I'm not a fan of the "Unsanctioned Match" gimmick. I'm willing to suspend my disbelief that a match not sanctioned by the company would still air on their PPV as just a "well, it's wrestling" quirk, but for them to make a point of "the lights are going out, the next match isn't part of the AEW show, AEW want nothing to do with this", that stipulation's immediately buried when both wrestlers make their entrance with AEW branded chyrons on screen, wrestle with giant AEW logos on the screen behind them, and absolutely nothing about the presentation of the match itself suggests AEW want nothing to do with it. If it's an unsanctioned match, why is there an AEW referee in AEW branded gear? When NXT did an unsanctioned match, Drake Younger wore a plain black shirt to ref it. When CHIKARA did one, they removed all CHIKARA branding from the ring beforehand. If you go the extra mile to put the gimmick over, it can be a really interesting dynamic, and this wasn't that.

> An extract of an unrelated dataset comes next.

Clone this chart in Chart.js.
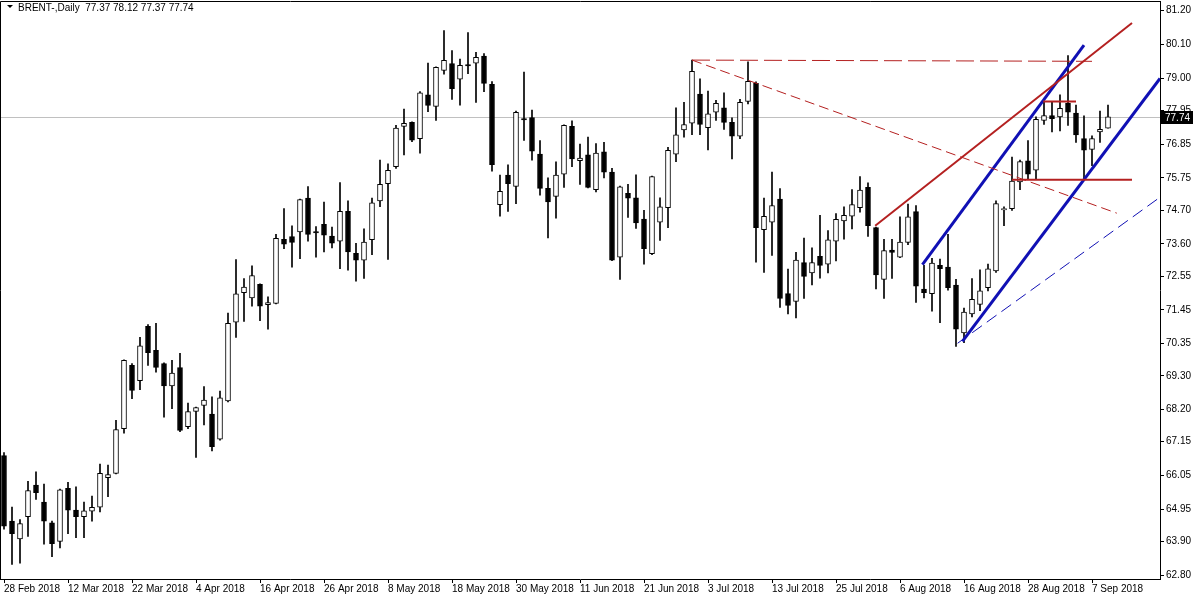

Fun match, though, probably the right level of "deathmatch" to show that they're more intense than WWE, but not so far into scissors, staples and broken glass territory that it'll scare people off. Daft to do this match on the same show as Cody taking an unprotected chairshot, though, as one was bound to overshadow the other, so you either have a hardcore match that looks less hardcore than something else on the same show, or one of the executives risking brain damage for a spot that will be overshadowed half an hour later.

 

It felt like a holding pattern show. Nothing really built on Double or Nothing, didn't feel like we came out of this with any more forward momentum than we went in with. Enjoyable, but nothing like the "oh, this is a gamechanger" feeling I had watching Double or Nothing. Better than All-In, though.